Another reason that income might be related to well-being is that people learn to desire material goods, and the fulfilment of desires leads to feelings of well-being, regardless of whether other needs are met. Emmons (1986) found that achieving goals leads to higher subjective well-being. If people want money because of social learning, obtaining money could be linked to feelings of well-being. The possibility of goal fulfilment as a mediator is suggested by Biswas-Diener, Vitterso and Diener (2005), who found that some groups without much income (Massai and Amish) have reasonably high subjective well-being. The researchers proposed that this is due to the fact that the Amish and traditional Maasai have relatively low material aspirations, although their basic material needs are met. Conversely, Graham and Pettinato (2002) found that people with rapidly rising incomes sometimes feel frustrated because their aspirations have outpaced their incomes. These findings suggest that it may not be only the fulfilment of actual needs that connects income to well-being, but it could be that people’s material desires are important as well.
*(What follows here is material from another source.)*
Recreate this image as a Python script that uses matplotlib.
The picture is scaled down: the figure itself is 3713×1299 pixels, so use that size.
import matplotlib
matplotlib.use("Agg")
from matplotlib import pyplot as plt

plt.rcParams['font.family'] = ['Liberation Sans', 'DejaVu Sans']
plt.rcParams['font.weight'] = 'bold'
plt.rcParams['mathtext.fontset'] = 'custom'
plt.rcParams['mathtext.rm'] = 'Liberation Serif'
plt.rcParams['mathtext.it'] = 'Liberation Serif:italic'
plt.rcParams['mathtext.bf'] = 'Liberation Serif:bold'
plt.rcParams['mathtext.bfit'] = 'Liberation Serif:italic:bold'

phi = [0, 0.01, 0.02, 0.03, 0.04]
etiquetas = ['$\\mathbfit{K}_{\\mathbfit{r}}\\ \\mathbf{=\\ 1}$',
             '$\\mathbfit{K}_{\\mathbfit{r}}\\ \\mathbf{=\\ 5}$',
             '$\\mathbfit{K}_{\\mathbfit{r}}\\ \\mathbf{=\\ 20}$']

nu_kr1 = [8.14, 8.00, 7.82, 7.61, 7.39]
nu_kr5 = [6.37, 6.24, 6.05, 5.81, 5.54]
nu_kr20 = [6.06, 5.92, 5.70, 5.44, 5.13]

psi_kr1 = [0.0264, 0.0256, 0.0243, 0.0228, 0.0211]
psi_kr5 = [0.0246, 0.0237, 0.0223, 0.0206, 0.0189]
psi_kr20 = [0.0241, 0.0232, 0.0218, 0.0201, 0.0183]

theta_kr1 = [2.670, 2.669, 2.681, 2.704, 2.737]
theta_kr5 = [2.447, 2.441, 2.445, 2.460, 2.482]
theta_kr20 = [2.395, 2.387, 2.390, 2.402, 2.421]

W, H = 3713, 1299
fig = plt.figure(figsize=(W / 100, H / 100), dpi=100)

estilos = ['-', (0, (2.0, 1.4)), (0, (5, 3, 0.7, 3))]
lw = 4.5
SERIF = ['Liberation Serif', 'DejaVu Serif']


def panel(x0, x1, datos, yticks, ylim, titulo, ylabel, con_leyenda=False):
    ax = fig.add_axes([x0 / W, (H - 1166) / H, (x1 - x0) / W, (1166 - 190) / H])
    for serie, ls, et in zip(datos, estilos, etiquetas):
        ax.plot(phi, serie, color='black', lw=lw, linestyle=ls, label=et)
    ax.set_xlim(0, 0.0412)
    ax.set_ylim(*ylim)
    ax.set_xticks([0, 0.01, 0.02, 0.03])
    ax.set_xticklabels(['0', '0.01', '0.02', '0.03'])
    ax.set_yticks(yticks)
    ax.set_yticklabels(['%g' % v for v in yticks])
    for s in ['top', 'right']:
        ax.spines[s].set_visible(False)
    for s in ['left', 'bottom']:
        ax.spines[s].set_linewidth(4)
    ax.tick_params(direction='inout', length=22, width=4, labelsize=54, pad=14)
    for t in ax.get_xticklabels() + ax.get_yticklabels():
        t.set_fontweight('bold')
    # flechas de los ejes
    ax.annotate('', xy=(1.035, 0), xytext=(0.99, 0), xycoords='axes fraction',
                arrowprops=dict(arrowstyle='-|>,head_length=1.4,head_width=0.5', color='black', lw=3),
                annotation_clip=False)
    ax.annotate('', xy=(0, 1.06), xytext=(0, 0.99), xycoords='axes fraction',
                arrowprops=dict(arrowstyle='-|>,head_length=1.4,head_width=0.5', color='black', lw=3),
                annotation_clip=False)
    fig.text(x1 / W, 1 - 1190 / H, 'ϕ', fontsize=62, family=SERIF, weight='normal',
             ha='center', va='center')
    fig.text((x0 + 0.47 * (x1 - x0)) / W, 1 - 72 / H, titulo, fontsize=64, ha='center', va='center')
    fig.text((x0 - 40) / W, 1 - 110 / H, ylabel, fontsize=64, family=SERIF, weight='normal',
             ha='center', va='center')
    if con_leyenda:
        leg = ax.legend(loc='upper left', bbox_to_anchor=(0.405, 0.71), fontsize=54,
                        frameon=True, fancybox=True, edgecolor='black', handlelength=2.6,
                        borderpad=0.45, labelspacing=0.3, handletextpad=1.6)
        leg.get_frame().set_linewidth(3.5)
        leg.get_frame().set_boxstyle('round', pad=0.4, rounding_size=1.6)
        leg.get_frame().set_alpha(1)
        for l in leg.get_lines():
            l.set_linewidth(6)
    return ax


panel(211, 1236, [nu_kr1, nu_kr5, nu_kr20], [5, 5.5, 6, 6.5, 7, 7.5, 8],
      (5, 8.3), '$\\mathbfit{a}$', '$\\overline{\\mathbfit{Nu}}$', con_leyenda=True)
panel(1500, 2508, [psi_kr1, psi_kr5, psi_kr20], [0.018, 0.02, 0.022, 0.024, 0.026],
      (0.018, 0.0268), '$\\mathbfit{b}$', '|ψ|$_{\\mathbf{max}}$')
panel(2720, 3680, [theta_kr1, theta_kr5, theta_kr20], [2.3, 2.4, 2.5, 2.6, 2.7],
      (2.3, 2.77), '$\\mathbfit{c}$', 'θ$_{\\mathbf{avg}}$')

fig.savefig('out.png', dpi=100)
In lottery studies, Brickman and colleagues found that winners were non-significantly happier and were significantly less pleased with everyday events; but the number of respondents was very small. The issues faced by the lottery winners in the United Kingdom (Smith and Razzell, 1975) demonstrated that higher income is not necessarily good and can have limitations as well as benefits. For example, many of the lottery winners lost old friends. In addition, family and friends who wanted part of the earnings were often recipients of what they perceived as an inadequate amount of money, thus leading to interpersonal friction. A related finding is that people whose income have risen have been found to be more likely to get divorced, thus possibly offsetting the higher SWB that could possibly follow from having more money. These studies suggest that possible negative effects of income on interpersonal relationships may be an important consideration, but there is little systematic longitudinal research on this topic.
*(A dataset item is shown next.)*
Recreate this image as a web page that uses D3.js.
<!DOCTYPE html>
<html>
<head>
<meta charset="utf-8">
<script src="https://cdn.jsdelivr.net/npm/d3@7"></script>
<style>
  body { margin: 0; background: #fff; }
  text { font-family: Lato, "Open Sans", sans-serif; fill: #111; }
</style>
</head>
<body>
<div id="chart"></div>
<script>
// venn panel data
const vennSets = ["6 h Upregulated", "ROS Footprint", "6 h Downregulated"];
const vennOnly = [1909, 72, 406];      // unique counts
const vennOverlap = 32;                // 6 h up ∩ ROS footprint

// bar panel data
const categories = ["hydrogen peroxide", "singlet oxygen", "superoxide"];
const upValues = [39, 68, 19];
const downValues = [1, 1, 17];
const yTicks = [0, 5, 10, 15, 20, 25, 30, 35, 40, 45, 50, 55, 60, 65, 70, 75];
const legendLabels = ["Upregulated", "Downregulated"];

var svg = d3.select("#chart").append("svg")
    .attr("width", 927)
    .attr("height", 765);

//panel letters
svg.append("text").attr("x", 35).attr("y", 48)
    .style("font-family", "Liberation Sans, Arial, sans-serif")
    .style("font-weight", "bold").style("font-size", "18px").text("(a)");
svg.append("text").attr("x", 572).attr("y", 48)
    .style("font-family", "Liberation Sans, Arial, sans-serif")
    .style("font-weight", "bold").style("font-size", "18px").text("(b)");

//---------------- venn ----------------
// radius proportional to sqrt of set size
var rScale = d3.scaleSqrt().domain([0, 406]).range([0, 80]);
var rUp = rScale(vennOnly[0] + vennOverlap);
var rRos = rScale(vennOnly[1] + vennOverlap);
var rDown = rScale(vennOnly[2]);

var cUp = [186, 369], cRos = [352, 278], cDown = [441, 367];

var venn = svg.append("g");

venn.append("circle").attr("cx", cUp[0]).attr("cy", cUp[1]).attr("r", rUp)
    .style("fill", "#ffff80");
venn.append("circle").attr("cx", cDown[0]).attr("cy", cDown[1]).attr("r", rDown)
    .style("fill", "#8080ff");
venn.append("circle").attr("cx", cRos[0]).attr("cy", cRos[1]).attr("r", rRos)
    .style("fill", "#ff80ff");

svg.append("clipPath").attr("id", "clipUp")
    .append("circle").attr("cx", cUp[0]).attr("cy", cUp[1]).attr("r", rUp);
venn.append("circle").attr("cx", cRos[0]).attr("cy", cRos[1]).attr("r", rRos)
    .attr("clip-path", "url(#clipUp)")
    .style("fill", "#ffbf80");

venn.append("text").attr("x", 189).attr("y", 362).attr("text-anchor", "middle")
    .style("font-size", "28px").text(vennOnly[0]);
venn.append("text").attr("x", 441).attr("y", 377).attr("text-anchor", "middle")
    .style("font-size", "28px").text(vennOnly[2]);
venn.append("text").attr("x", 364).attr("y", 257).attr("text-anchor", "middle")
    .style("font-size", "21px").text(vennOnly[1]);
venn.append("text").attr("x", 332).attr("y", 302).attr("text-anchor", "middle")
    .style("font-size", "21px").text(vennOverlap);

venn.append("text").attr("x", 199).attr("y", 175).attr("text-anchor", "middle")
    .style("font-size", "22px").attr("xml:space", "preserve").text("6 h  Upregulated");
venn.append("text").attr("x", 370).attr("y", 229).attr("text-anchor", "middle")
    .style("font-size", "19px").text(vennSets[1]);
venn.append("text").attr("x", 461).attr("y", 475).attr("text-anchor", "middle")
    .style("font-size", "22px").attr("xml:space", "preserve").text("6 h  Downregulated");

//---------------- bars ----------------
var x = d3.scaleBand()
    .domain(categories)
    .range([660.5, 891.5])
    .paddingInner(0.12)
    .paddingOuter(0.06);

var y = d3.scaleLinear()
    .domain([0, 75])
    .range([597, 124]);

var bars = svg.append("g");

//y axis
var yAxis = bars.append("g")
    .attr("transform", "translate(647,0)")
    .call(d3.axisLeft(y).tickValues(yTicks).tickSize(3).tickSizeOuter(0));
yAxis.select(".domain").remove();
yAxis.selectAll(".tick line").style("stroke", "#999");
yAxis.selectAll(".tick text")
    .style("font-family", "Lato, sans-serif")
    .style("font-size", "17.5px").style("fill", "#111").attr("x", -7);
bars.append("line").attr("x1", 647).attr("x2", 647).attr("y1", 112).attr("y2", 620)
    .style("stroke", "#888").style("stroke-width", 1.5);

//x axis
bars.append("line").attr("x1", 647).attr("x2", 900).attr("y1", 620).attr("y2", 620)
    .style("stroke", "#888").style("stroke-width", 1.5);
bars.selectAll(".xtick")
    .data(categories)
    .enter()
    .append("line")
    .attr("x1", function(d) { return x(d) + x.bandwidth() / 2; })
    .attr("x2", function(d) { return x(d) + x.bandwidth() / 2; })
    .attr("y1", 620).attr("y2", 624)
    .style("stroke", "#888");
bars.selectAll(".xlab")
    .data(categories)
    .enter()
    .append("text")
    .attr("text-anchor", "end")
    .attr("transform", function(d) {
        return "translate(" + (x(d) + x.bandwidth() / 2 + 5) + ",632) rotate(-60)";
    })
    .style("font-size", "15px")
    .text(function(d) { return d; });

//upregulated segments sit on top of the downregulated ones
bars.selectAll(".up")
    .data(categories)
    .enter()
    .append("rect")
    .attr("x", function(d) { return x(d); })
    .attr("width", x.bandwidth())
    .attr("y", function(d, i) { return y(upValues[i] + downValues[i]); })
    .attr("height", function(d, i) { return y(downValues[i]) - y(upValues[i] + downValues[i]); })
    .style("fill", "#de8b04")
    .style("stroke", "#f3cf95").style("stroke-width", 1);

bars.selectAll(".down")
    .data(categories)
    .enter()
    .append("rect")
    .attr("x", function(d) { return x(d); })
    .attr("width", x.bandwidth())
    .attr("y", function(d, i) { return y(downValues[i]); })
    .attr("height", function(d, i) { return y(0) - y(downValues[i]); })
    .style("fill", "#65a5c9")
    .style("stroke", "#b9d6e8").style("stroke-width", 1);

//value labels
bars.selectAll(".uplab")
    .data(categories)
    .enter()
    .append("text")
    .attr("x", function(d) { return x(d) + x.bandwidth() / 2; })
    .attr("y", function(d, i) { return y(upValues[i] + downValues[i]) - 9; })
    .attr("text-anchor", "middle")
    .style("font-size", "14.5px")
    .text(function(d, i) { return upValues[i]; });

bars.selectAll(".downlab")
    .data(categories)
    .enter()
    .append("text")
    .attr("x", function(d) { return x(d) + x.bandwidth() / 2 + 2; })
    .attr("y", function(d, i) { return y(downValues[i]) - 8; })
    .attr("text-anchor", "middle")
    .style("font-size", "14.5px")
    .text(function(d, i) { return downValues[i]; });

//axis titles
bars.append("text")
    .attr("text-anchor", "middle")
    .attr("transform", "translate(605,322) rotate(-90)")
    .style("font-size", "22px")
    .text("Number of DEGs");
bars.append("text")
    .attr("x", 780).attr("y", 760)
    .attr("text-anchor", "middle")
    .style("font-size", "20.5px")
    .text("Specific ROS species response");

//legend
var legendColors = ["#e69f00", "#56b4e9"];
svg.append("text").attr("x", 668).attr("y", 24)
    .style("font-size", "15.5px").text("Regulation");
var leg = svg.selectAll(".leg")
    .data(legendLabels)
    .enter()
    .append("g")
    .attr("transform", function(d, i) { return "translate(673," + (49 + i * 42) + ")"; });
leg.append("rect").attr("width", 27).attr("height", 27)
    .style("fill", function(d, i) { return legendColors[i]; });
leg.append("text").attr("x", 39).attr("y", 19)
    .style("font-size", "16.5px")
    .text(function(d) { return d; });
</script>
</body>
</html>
On the other hand, wealth is related to many positive outcomes in life. For example, people with higher incomes tend to be given lighter prison sentences for the same crimes, have better health and mental health, have greater longevity, lower rates of infant mortality, are less frequently victims of violent crimes, and experience fewer stressful life events (Wilson et al., 1995). Researchers also assume that wealthier nations present with a greater SWB because they are higher on a large number of desirable characteristics such as equality, literacy, longevity, health, human rights, lower crime, and democracy. Schyns (1998) found that national income substantially predicts SWB beyond the effects of individual income, suggesting that additional variables such as human rights and equality might increase positive experience in wealthier nations.

There are three models can be integrated to explain the relation between income and SWB. People in industrial society are socialised to work, and to enjoy participating in the consumption of the culture. Desires arise both from the innate needs (the human nature approach) and from cultural goals; those who can make greater progress towards these desires will tend to be happier because goals are frequently a salient judgement standard. However, having higher income is not infallible indicator of the number of desires that can be met because some individuals with high incomes can develop lofty material aspirations. In addition, the effects of income must be considered within the framework of other human needs – such as for close social relationships and interesting activities – and within the cultural context.